The hog manages to escape, of course, and Albright goes
after him, leaving his car on the one-lane trestle. A farmer in overalls stops
behind the car and looks over the bridge as Albright wrestles with the hog on the
river bank. You was to move your car I’d
get on out of your way and you could go on about your business. The
interruptions breaks Albright’s concentration and the hog uses the moment to
escape. The farmer continues. If that’s
your hog, and I got no reason to suspect it ain’t, then you can do whatever you
want to. But you’re holdin up traffic here. . . . I never knowed anybody to
hogfarm out of a taxicab anyway.
This book has humor, but it is dark, too. Consider this
scene with E. W. Bloodworth, the character played by Kristofferson. Bloodworth’s wife Julia has sent word to her
father (Bradshaw) to come for her.
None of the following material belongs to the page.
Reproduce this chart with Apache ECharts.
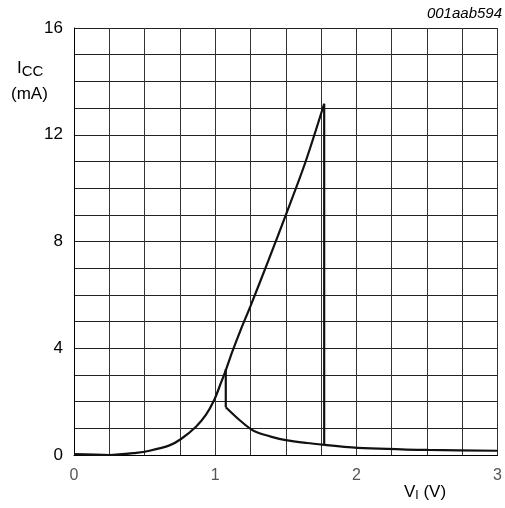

Bloodworth vows to kill him before he will
allow him to take her away. He’s here because I sent for him, Julia
said. I don’t know why anybody would send for a dead man, he told her. I’ll stretch
out Bradshaws till they hold each other up like trees felled in a thick woods. . . . They ain’t quit makin shells. They ain’t
quit makin caskets. I’ll stretch out Bradshaws from the biggest to the least,
till they have to import caskets out of other states, till they run dry on that
and bury them without caskets, till they finally throw up their hands and let
em lay where they fall.
He held her finally
back to his chest and the soapy smell of her hair in his face and clamped in
arms that would not constrain her urgency. If you do that, you’ll have to kill
me, too, she finally said. Did I ever hurt you? he asked. You hurt me ever breath
I take, she told him. He laid the pistol aside and watched the door close
behind her and watched her climb aboard the wagon and watched the old man speak
not to her but to the mules, popping the lines and turning the wagon into the
dusty roadbed, watched the wagon diminish into the white dust until there was
nothing to see but dust settling, and watching even that.
One more excerpt about Bloodworth’s banjo playing. He had a tale to tell. He made you believe
it was your tale as well. Police came to tell him to move it along and stayed
to listen. Sometimes they even dropped their own half dollars into the hat.
Bloodworth sang songs he’d heard and songs he’d made up and songs he’d stolen
from other singers. He sang about death and empty beds and songs that sounded
like invitations until you thought about them for a while and then they began
to sound like threats. Violence ran through them like heat lightning, winter
winds whistled them along like paper cups turning hollowly down frozen streets.
Why would you leave those scenes out of a movie?